What is being asked:
Among the lines below, count those with "React". Give the total alone.

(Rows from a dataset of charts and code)
•••
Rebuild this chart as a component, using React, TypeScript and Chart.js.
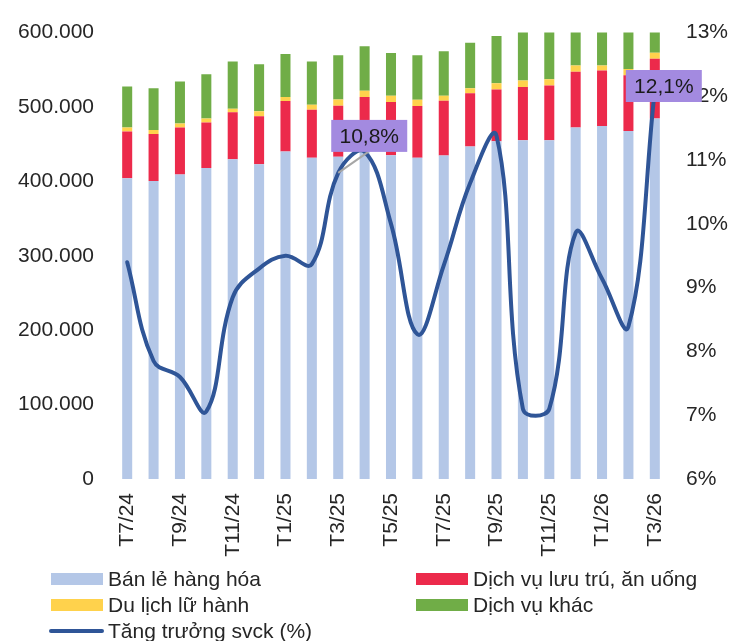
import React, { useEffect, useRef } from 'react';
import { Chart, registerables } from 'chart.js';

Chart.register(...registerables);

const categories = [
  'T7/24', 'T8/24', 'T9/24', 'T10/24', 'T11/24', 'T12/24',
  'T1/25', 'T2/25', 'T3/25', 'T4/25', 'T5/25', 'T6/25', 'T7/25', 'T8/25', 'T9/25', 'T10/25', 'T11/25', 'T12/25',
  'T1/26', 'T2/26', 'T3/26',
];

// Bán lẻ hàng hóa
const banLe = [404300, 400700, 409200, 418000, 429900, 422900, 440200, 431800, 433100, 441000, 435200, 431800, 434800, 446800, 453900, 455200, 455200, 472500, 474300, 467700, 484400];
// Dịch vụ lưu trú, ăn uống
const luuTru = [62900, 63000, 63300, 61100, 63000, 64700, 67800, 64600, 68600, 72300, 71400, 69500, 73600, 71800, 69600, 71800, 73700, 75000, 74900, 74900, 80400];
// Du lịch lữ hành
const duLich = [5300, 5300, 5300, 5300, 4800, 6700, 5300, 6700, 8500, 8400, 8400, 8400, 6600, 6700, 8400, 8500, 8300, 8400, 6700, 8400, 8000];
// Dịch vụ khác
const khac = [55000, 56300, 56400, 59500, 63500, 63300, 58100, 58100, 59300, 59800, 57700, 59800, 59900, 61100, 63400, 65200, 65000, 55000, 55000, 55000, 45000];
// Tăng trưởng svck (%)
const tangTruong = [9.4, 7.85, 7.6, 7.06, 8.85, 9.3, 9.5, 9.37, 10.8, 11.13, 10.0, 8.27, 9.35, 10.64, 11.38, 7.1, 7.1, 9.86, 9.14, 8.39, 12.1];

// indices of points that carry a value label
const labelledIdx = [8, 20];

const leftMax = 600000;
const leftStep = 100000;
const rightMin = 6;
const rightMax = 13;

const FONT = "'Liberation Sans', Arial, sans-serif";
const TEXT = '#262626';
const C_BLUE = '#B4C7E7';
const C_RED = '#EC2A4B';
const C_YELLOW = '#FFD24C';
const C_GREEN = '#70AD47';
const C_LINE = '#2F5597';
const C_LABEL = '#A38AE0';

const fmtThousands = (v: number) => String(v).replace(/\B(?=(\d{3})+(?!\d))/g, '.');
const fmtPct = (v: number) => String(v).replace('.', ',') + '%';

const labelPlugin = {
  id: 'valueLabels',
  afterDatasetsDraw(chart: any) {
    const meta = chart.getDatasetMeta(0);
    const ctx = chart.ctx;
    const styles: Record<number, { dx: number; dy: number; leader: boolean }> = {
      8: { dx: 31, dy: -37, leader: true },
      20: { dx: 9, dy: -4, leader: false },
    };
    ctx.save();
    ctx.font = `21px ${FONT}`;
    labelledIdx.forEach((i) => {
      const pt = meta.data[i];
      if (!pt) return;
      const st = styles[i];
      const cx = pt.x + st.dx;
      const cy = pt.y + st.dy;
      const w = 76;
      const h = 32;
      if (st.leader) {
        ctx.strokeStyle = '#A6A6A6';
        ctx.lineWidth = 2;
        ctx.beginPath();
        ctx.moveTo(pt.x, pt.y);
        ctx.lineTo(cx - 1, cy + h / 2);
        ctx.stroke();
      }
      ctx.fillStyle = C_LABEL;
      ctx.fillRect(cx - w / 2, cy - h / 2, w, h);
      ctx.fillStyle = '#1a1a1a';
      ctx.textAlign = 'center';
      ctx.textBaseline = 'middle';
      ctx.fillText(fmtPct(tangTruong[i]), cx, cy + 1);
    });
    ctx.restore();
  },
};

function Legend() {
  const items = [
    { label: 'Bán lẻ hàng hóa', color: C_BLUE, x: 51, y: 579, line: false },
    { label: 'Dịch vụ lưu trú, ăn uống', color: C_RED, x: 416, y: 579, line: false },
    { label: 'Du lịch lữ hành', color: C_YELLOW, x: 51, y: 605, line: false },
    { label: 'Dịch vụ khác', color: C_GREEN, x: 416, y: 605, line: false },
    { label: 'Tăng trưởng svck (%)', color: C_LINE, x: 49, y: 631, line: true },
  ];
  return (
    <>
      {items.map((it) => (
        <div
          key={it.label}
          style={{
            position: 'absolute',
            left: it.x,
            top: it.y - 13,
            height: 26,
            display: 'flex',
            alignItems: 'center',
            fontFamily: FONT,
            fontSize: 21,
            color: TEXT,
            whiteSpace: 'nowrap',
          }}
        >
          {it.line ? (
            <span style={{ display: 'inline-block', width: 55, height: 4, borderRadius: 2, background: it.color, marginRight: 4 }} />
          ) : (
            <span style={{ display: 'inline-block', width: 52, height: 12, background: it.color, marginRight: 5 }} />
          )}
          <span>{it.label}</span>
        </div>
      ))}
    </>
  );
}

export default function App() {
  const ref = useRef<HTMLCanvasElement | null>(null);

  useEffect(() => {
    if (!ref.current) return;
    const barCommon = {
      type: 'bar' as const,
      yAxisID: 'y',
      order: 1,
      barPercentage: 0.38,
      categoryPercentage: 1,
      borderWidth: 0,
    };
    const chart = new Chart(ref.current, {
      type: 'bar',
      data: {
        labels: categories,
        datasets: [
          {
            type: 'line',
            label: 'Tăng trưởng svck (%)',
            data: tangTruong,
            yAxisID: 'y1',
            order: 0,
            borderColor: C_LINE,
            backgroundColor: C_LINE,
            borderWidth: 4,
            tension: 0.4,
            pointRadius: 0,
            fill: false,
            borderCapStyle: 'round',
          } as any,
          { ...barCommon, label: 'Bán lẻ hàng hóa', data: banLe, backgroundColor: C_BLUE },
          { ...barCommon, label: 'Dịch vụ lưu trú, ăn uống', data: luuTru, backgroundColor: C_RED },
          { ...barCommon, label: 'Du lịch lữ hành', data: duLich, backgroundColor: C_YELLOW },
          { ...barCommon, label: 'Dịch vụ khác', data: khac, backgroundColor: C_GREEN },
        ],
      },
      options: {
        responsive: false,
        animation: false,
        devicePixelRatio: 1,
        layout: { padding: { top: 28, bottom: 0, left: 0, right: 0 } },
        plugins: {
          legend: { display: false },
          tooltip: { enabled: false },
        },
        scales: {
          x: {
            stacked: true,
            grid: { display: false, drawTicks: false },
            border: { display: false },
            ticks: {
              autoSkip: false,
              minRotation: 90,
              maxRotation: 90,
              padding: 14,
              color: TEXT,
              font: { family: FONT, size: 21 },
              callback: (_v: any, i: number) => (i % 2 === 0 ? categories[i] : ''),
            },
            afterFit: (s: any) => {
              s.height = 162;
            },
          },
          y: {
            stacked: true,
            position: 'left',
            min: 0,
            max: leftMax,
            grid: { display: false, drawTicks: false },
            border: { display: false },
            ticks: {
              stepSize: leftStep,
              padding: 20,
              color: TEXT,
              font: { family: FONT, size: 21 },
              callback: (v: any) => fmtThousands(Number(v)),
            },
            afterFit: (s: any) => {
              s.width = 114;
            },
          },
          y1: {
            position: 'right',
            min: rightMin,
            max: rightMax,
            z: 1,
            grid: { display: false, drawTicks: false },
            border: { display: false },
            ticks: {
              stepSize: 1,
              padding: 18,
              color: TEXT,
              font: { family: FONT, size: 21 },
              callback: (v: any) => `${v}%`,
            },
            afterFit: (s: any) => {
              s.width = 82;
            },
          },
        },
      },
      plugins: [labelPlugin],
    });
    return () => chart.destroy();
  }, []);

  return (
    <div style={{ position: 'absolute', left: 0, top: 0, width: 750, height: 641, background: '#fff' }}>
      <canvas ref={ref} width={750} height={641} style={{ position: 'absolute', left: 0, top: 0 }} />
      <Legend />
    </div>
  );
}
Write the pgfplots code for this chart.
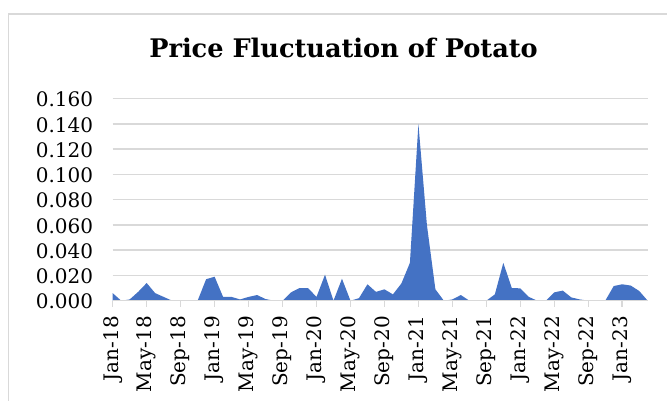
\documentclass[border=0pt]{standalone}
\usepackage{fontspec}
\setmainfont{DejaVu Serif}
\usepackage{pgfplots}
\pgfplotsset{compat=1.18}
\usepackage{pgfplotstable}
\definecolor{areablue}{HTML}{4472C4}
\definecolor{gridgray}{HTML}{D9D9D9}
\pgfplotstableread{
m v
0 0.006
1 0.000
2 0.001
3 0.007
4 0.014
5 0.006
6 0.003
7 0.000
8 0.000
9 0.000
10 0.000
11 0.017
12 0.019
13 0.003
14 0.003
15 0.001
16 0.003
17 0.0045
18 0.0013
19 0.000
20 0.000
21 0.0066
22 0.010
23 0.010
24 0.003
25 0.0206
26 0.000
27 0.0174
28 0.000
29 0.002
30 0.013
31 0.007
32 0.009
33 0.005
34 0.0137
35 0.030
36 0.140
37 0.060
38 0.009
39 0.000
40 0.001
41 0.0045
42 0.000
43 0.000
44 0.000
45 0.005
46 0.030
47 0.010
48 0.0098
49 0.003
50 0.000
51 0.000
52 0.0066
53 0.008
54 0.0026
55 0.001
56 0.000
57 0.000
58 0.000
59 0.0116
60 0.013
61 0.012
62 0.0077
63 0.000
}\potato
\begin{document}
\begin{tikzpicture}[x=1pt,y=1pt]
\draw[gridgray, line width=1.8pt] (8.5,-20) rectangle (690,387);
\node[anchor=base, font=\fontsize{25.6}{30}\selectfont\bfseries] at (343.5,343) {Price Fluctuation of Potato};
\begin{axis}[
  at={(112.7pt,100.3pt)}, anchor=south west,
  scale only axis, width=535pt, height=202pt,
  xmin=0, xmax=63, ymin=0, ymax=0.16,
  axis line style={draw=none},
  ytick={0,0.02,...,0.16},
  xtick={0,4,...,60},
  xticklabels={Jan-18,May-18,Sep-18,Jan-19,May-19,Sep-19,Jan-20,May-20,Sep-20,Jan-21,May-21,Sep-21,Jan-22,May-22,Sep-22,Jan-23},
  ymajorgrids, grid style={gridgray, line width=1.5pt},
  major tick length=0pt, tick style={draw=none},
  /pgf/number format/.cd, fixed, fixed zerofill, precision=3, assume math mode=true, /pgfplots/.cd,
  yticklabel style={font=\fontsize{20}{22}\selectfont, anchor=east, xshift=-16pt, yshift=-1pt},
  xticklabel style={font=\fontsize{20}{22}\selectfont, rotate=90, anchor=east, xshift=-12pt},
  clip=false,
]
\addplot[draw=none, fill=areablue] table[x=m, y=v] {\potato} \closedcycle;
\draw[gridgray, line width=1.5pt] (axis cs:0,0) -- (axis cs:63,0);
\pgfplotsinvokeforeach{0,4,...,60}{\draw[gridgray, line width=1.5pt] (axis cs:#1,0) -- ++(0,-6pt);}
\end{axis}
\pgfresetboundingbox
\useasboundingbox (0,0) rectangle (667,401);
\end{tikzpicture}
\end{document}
•••
Result of this exercise:
2